Nasceu uma nobreza americana, tendo sido mesmo reconhecida, em certos casos, uma nobreza indígena, cujos membros não raro contraíam matrimônio com representantes das nobrezas portuguesa e espanhola.
Derramaram seu sangue, martirizados, religiosos e leigos, inclusive índios convertidos. Vários desses combatentes de Cristo a Igreja elevou aos altares, como os mártires São Roque González, Santo Afonso Rodriguez e São João del Castillo.[quadro ao lado]

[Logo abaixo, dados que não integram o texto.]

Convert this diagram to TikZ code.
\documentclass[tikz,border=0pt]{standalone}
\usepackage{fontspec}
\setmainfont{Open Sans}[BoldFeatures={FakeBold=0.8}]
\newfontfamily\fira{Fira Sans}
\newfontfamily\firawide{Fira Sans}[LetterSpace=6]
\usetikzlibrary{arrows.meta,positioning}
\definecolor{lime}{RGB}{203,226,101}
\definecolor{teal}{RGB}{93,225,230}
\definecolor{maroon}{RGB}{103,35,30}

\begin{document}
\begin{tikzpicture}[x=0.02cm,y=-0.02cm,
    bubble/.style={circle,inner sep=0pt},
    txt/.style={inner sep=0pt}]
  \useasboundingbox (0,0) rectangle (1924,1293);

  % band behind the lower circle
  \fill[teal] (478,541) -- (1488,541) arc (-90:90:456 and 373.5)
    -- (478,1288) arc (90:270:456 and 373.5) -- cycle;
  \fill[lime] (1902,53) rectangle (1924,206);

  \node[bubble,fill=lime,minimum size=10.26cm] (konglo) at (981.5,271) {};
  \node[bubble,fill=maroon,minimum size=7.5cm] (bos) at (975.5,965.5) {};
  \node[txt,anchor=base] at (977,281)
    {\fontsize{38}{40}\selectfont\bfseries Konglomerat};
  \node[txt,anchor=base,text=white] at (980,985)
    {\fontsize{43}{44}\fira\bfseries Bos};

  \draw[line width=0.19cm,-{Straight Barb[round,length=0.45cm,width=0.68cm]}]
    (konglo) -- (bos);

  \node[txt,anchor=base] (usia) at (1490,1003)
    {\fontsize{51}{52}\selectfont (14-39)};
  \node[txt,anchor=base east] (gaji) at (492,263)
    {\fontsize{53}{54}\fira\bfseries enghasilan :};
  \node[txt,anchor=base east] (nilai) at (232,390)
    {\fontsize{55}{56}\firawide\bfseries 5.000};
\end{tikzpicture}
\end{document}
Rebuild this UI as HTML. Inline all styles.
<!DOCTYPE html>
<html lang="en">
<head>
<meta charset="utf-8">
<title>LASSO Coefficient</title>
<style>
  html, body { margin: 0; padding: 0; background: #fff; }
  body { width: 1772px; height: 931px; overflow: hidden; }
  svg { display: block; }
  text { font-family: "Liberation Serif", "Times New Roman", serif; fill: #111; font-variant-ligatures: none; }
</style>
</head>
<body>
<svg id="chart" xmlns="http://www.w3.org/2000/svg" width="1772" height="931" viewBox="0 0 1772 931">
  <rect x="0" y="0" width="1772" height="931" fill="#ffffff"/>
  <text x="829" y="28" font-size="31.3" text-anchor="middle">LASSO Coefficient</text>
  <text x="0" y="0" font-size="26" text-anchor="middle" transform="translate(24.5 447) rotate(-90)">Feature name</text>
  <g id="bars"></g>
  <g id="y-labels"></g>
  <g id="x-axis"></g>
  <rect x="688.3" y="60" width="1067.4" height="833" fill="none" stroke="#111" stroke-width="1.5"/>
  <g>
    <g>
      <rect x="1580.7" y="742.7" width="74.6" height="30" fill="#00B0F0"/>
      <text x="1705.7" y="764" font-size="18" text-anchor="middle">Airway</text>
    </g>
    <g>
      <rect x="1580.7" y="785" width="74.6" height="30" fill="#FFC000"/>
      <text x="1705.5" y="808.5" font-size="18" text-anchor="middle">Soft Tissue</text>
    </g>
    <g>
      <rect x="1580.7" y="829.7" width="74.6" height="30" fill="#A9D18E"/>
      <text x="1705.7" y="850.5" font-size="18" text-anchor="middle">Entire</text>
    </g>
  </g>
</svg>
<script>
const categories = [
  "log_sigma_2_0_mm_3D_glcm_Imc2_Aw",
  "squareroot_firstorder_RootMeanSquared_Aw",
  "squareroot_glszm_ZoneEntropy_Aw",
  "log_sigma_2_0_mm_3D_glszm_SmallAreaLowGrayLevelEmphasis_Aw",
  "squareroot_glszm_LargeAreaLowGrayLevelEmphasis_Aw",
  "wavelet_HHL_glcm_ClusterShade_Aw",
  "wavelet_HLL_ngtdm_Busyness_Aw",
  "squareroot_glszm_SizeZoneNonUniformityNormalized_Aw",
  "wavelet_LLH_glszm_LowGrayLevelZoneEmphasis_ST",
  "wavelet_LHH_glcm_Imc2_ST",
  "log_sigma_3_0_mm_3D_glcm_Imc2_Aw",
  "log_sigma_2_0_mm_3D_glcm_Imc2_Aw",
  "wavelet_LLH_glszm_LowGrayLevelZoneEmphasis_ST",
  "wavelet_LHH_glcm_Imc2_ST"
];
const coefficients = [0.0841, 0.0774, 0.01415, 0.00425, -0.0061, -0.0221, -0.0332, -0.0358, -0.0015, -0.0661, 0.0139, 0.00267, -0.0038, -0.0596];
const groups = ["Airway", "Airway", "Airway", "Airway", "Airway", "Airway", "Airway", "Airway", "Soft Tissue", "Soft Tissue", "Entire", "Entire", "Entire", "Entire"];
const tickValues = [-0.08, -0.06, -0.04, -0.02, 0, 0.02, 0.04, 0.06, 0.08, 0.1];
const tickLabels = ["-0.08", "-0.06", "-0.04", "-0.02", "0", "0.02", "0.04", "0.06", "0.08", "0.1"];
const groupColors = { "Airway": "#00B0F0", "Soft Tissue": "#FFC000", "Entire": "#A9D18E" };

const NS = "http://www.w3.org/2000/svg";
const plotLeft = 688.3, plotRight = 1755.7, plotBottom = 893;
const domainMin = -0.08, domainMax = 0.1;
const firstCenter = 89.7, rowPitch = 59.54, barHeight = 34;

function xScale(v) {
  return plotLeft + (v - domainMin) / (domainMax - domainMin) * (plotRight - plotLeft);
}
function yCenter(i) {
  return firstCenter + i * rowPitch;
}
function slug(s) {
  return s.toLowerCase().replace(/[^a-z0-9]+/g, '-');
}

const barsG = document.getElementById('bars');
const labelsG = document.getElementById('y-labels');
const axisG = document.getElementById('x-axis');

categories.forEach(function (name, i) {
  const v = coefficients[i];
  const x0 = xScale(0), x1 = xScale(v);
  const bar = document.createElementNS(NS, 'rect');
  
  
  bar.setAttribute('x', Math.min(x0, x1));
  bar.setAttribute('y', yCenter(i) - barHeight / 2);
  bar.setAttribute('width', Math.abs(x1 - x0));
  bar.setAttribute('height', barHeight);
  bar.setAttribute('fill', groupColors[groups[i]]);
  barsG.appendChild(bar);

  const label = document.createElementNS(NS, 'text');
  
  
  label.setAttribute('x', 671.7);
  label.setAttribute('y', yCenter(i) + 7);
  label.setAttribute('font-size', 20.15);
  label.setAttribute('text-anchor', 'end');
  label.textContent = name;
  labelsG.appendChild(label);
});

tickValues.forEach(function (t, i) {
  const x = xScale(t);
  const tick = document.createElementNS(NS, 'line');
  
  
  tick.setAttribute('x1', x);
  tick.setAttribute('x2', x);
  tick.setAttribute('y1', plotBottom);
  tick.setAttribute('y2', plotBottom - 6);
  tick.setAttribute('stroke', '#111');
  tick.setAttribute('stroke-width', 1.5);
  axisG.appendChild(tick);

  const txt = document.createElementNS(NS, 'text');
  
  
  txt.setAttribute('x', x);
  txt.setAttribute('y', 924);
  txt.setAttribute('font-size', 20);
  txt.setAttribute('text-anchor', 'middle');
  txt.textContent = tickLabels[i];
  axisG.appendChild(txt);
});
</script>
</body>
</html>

Iluminaram os séculos, com sua santidade, potentados espirituais como São Toríbio de Mogrovejo, patrono do Episcopado americano; Frei Martin de Porres, o santo mulato; grandes figuras da mística como Santa Rosa de Lima e Santa Mariana de Quito; os beatos Juan Massias, no Peru, ou Gregório Lopes, no México, e a Bem-aventurada Marie de I‘Encarnation, no Canadá; apóstolos como São Francisco Solano, São Pedro Claver, São Luis Beltran ou nosso Beato José de Anchieta.
Na luso e hispano América apareceram Vice-reinados, Governos Gerais, tribunais, constituindo uma imensa rede político-administrativa com os cabildos espanhóis e os passos municipais portugueses.
Multiplicaram-se sem fim vilas e povoados, nos quais floresciam o artesanato, o comércio, a agricultura e a criação de gado.
Não é, pois, de se estranhar que Leão XIII, ao cumprir-se o IV Centenário do Descobrimento da América, considerasse, em sua Encíclica comemorativa “Quarto Abeunte Seculo” (Transcorrido o Quarto Século), este feito como sendo parte dos desígnios de Deus, e exclamasse que se tratava “da façanha mais grandiosa que hajam podido ver os tempos”.
Bibliografia:
1. José Antonio Arze y Arze, Sociografia del Inkario, Libreria Editorial “Juventud”, La Paz, Bolivia, 1989.
2. Salvador de Madariaga, Hernán Cortes, Instituição Brasileira de Difusão da Cultura SA. –– IBRASA, São Paulo, 1961.
3. Gabriel Guarda,.O.S.B, Los laicos en la cristianización de América, Ediciones Universidad Católica de Chile, Santiago, 1987.